- National education plans lack climate change content A focus on climate change was found in just 45% of education sector plans and 40% of national education laws in a sample of 20 countries.
- Environmental learning proficiency has remained stagnant and low. Just 30% of all students are proficient in environmental science.
- Half of all children globally — over one billion — are at an ‘extremely high risk’ to the impacts of climate change. And one-third of all children will be exposed to four or more extreme climate change hazards in the near future, including cyclones, drought, floods, heatwaves and others.
- In 2020, climate related disasters displaced three times more people than conflict and violence, jeopardizing education for millions of children.
Make the case
- Universal education and health interventions can have a direct impact on climate change. The resulting reductions in emissions globally could be as high as 85.4 gigatons of carbon dioxide between 2020 and 2050.
(Project Drawdown, 2020)
- Girls’ education is one of the most effective tools we have to fight climate change. Using UNESCO data, projections show that educating girls could result in a massive reduction in emissions of 51.48 gigatons by 2050.
(Project Drawdown, 2017)
- Financing education can reduce carbon emissions. Closing the education financing gap in low- and lower-middle-income countries could reduce emissions by 51.48 gigatons by 2050.

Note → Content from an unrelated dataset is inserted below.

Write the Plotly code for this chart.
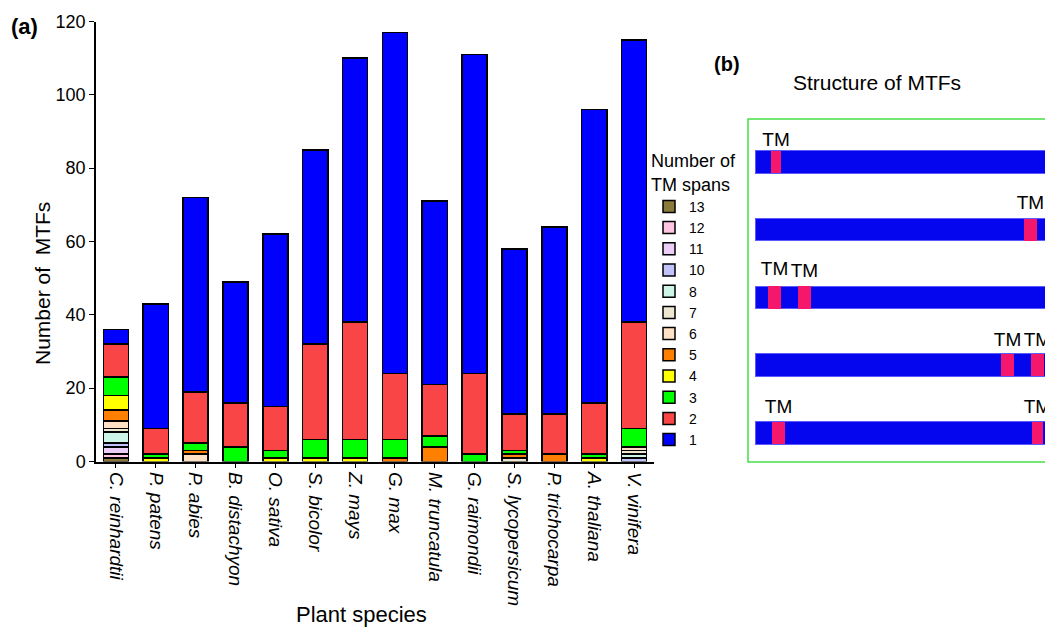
import plotly.graph_objects as go

# ---------------- data: panel (a) ----------------
species = ["C. reinhardtii", "P. patens", "P. abies", "B. distachyon", "O. sativa",
           "S. bicolor", "Z. mays", "G. max", "M. truncatula", "G. raimondii",
           "S. lycopersicum", "P. trichocarpa", "A. thaliana", "V. vinifera"]

# number of MTFs per species for each TM-span class (stack order: bottom -> top)
span_labels = ["13", "12", "11", "10", "8", "7", "6", "5", "4", "3", "2", "1"]
tm13 = [1, 0, 0, 0, 0, 0, 0, 0, 0, 0, 0, 0, 0, 0]
tm12 = [1, 0, 0, 0, 0, 0, 0, 0, 0, 0, 0, 0, 0, 0]
tm11 = [2, 0, 0, 0, 0, 0, 0, 0, 0, 0, 0, 0, 0, 0]
tm10 = [1, 0, 0, 0, 0, 0, 0, 0, 0, 0, 0, 0, 0, 1]
tm8 = [3, 0, 0, 0, 0, 0, 0, 0, 0, 0, 0, 0, 0, 1]
tm7 = [1, 0, 0, 0, 0, 0, 0, 0, 0, 0, 1, 0, 0, 1]
tm6 = [2, 0, 2, 0, 0, 0, 0, 0, 0, 0, 0, 0, 0, 1]
tm5 = [3, 0, 1, 0, 0, 0, 0, 1, 4, 0, 1, 2, 0, 0]
tm4 = [4, 1, 0, 0, 1, 1, 1, 0, 0, 0, 0, 0, 1, 0]
tm3 = [5, 1, 2, 4, 2, 5, 5, 5, 3, 2, 1, 0, 1, 5]
tm2 = [9, 7, 14, 12, 12, 26, 32, 18, 14, 22, 10, 11, 14, 29]
tm1 = [4, 34, 53, 33, 47, 53, 72, 93, 50, 87, 45, 51, 80, 77]
span_values = [tm13, tm12, tm11, tm10, tm8, tm7, tm6, tm5, tm4, tm3, tm2, tm1]
span_colors = ["#8C7A3C", "#FFC4E2", "#EBCDF6", "#C2C2FA", "#CCF5E8", "#EDE7D2",
               "#FFE1C6", "#FF8000", "#FFFF00", "#00FF00", "#F94545", "#0000FF"]

y_ticks = [0, 20, 40, 60, 80, 100, 120]

# ---------------- data: panel (b) schematic ----------------
protein_rows = [0, 1, 2, 3, 4]
protein_start = [2.6, 2.6, 2.6, 2.6, 2.6]
protein_end = [130, 130, 130, 130, 130]
tm_row = [0, 1, 2, 2, 3, 3, 4, 4]
tm_center = [9.2, 92.6, 8.7, 18.5, 85.1, 94.9, 10.0, 94.9]
tm_width = [3.4, 4.2, 4.2, 4.2, 4.2, 4.2, 4.2, 3.8]
tm_text = ["TM"] * len(tm_center)
label_offset = [0.31, 0.37, 0.4, 0.37, 0.36, 0.36, 0.36, 0.36]

# page is shown with the browser's default 8px body margin
OFF = 8
W, H = 1053 - OFF, 627 - OFF
FONT = "Liberation Sans, Arial, sans-serif"


def px(x):
    return (x - OFF) / W


def py(y):
    return 1 - (y - OFF) / H


fig = go.Figure()

for lab, vals, col in zip(span_labels, span_values, span_colors):
    fig.add_trace(go.Bar(
        x=species, y=[v if v else None for v in vals], name=lab,
        marker=dict(color=col, line=dict(color="black", width=1.5)),
        xaxis="x", yaxis="y",
    ))

# panel (b): protein bars
fig.add_trace(go.Bar(
    y=protein_rows, base=protein_start,
    x=[e - s for s, e in zip(protein_start, protein_end)],
    orientation="h", width=0.33, showlegend=False,
    marker=dict(color="#0505EE", line=dict(color="#5A5AFF", width=1)),
    xaxis="x2", yaxis="y2", hoverinfo="skip",
))
fig.add_trace(go.Bar(
    y=tm_row, base=[c - w / 2 for c, w in zip(tm_center, tm_width)],
    x=tm_width, orientation="h", width=0.33, showlegend=False,
    marker=dict(color="#F5176B", line=dict(color="#F5176B", width=0)),
    xaxis="x2", yaxis="y2", hoverinfo="skip",
))
fig.add_trace(go.Scatter(
    x=tm_center, y=[r - o for r, o in zip(tm_row, label_offset)],
    mode="text", text=tm_text,
    textfont=dict(family=FONT, size=19, color="black"), showlegend=False,
    xaxis="x2", yaxis="y2", cliponaxis=False, hoverinfo="skip",
))

fig.update_layout(
    width=W, height=H,
    margin=dict(l=0, r=0, t=0, b=0),
    paper_bgcolor="white", plot_bgcolor="white",
    barmode="stack", bargap=0.37,
    font=dict(family=FONT, color="black"),
    xaxis=dict(
        domain=[px(96), px(654)], automargin=False,
        showline=True, linecolor="black", linewidth=1.5,
        ticks="outside", ticklen=5, tickwidth=1.2, tickcolor="black",
        tickangle=90, tickfont=dict(family=FONT, size=19, style="italic"),
        showgrid=False, zeroline=False,
    ),
    yaxis=dict(
        domain=[py(461.5), py(21.5)], range=[0, 120], automargin=False,
        tickvals=y_ticks, ticktext=[str(t) for t in y_ticks],
        showline=True, linecolor="black", linewidth=1.5,
        ticks="outside", ticklen=5, tickwidth=1.2, tickcolor="black",
        tickfont=dict(family=FONT, size=18),
        showgrid=False, zeroline=False,
    ),
    xaxis2=dict(domain=[px(748), 1.0], range=[0, 100], visible=False,
                anchor="y2"),
    yaxis2=dict(domain=[py(462), py(119)], range=[4.43, -0.635],
                visible=False, anchor="x2"),
    legend=dict(
        x=px(649), y=py(144), xanchor="left", yanchor="top",
        traceorder="normal", bgcolor="rgba(0,0,0,0)",
        font=dict(family=FONT, size=14),
        title=dict(text="Number of<br>TM spans", font=dict(family=FONT, size=18)),
        itemclick=False,
    ),
    showlegend=True,
    shapes=[dict(type="rect", xref="paper", yref="paper",
                 x0=px(748), x1=1.05, y0=py(462), y1=py(119),
                 line=dict(color="#45DE45", width=1.5), fillcolor="rgba(0,0,0,0)")],
    annotations=[
        dict(text="<b>(a)</b>", x=px(9), y=py(27), xref="paper", yref="paper",
             xanchor="left", yanchor="middle", showarrow=False,
             font=dict(family=FONT, size=22)),
        dict(text="<b>(b)</b>", x=px(712), y=py(64), xref="paper", yref="paper",
             xanchor="left", yanchor="middle", showarrow=False,
             font=dict(family=FONT, size=20)),
        dict(text="Structure of MTFs", x=px(877), y=py(82), xref="paper", yref="paper",
             xanchor="center", yanchor="middle", showarrow=False,
             font=dict(family=FONT, size=21)),
        dict(text="Number of  MTFs", x=px(42), y=py(284), xref="paper", yref="paper",
             xanchor="center", yanchor="middle", showarrow=False, textangle=-90,
             font=dict(family=FONT, size=21)),
        dict(text="Plant species", x=px(361), y=py(614), xref="paper", yref="paper",
             xanchor="center", yanchor="middle", showarrow=False,
             font=dict(family=FONT, size=22)),
    ],
)

fig.write_html(
    "out.html",
    post_script="document.documentElement.style.overflow='hidden';"
                "document.body.style.overflow='hidden';",
)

- Education increases the capacity to adapt, reducing the risk of climate-related disasters. Education helps to foster the knowledge, skills, and attitudes required to lessen and prevent additional environmental damage.
(Feinstein & Mach, 2019).
- Providing environmental education to children has a ripple effect, with knowledge transferred to their families, inspiring action and reducing vulnerability. In the United States, intergenerational learning has proven to be an influential pathway for parental adoption of environmental concerns, ultimately changing harmful behaviour.
(Lawson et al., 2019)
- Education saves lives. If universal upper-secondary was realised by 2030, 200,000 disaster-related deaths could be prevented in 20 years. If progress towards achieving education for all is halted, disaster-related deaths could increase by 20% per decade.
- Increased education leads to higher levels of environmental concern and awareness. A study of nearly 30 countries found that 37% of people with secondary education and 46% of those with tertiary education were concerned for the environment, compared with 25% of those who did not start secondary education.
(UNICEF, 2015) (Franzen & Vogl, 2013)
- Education changes behaviours and fosters sustainable practices. In Ethiopia, a farmer with six years of education is 20% more likely to practise sustainable agricultural methods to adapt to climate change.
- Slowing population growth through education can reduce carbon emissions. A woman with 12 years of schooling has four to five fewer children than a woman with zero years of schooling, equivalent to a 25 metric ton reduction of carbon emissions.
(Kharas, 2016) (Carbon Dioxide Information Analysis Center, 2017)
- A better educated labour force is essential to ensuring the technological transformation required to combat climate change. Education provides the basic, technical, and managerial skills necessary to innovate and develop green industries, transforming economies and food systems, and reducing environmental destruction. Green growth could produce up to 60 million additional jobs globally.
(Technopolis Group, 2015) (ILO, 2012)
- Education promotes sustainable farming practices. Farmers educated in field schools reduced their environmental impact by 39%, and decreased pesticide use by 17%, while increasing their yield by 13%, and revenue by 19%.
(Waddington et al., 2014).
- Disaster resilience increases with girls’ education. For each additional year of schooling a girl receives, her country’s resilience to climate disasters can be expected to improve by 3.2 points on the ND-GAIN Index, which measures climate change vulnerability.
(Brookings Institution, 2017)
- Teachers think climate change education is important. In the United States, a recent study showed that 86% of teachers think climate change should be taught in classrooms.
Closing the education financing gap in low- and lower-middle-income countries could reduce emissions by 51.48 gigatons by 2050.
His Excellency Dr. Tariq Al Gurg
Chief Executive Officer at Dubai Cares
The COVID-19 pandemic has highlighted the world's interconnectedness like nothing before it. At this moment in history, the opportunity increases to reinvent institutions and paradigms of education. It requires the world to come together in ways that have never been seen or done before - across borders, sectors and disciplines. Big changes start with small steps, so let’s use this moment as an opportunity to build back better education.
Key talking points
- The more a country invests in education, the more prepared it is to address the climate crisis.
- Education is a tool for providing important information about the climate and environment to young people.
- Higher levels of education are associated with more environmentally friendly lifestyles, increased skills for green-based technology jobs, and better farming practices.
- Several studies demonstrate additional investment in education can reduce carbon emissions.